In one of several pieces published today about the recent wave of editorial hires at MTV News, Rob Levine, a contributor to our sister publication Billboard, wrangled an interesting quote from Jessica Hopper. Hopper, formerly with Pitchfork and website Rookie, was recently installed as MTV News’ editorial director of music.
From Levine’s piece:
As an example of the kind of work MTV News wants to do, Hopper points to critic Greg Tate’s essay about David Bowie’s influence on black music, which puts the star in context ‘in our electric church’s Afrofuturist pantheon of demiurges.’ “The fact that we could publish Tate on that was in itself a success,” Hopper says. “If you put out good work, traffic comes to you.”
Tate’s Jan. 12 analysis is one we missed. Here’s a bit more of a taste:
Bowie’s Soul Train apearance offers insight into his enigmatic ability to groove with The People and levitate above the fray, somewhere way beyond the pale. That visit to the Mecca of televised urban Terpsichore came two years after the two biggest pimp-thug cats at Coolidge High, Robert Parrish and his boy, came back from the Capital Center raving about seeing the Ziggy Stardust tour. This was before we knew about the deep and abiding relationship between louche hustlers and transgendered folks in the ’hood. Not long after Bowie dropped “Fame,” George Clinton begrudgingly tossed off this riposte on Mothership Connection’s ”P-Funk (Wants To Get Funked Up)”: ”I was down south, heard some main ingredients like Blue Magic, Doobie Brothers, David Bowie. It was cool — but can you imagine Doobie in your funk?”’ Cite the absence of any snap on Bowie, Starchile Clinton was giving the Starman some major props. Not least because Bowie inspired all of rock and funk ’n’ roll to go more glam, glittery, and avant-haute in the ’70s.

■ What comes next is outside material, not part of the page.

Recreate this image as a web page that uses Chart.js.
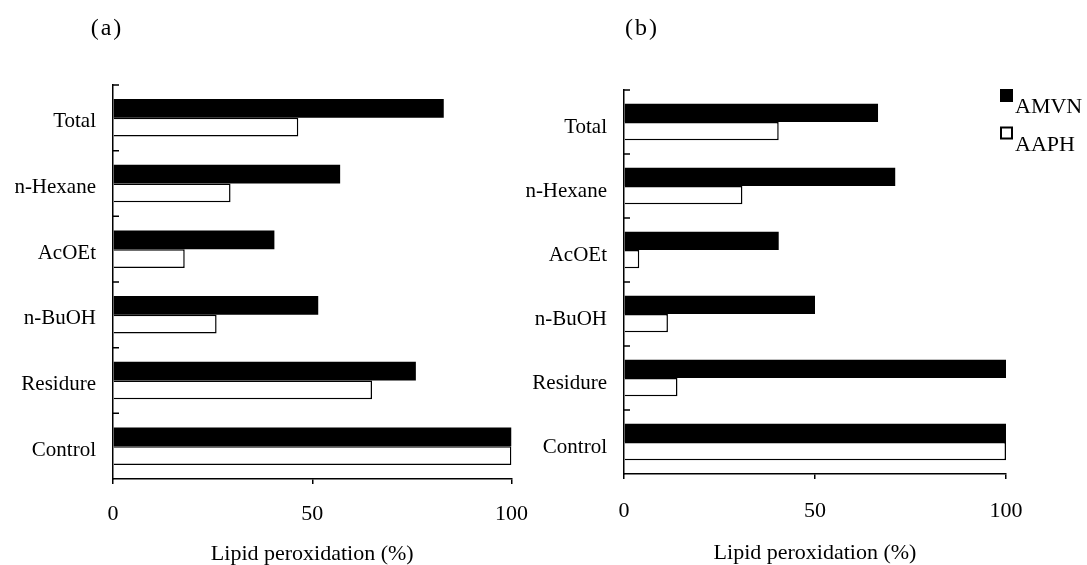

If one measures the engagement of Tate’s article by the number of reader comments (1), Hopper still has her work cut out. However, it must be said that the lone comment at press time is outstanding:
michael: Great, great piece. I saw DB in Cleveland in 1976. I was one of probably 10 black people in a 10,000 seat auditorium, but when he did Fame, you could hear every one of those black folks hollering. He will be missed. By the way, Gino Vannelli (also legit) was the first white act on Soul Train.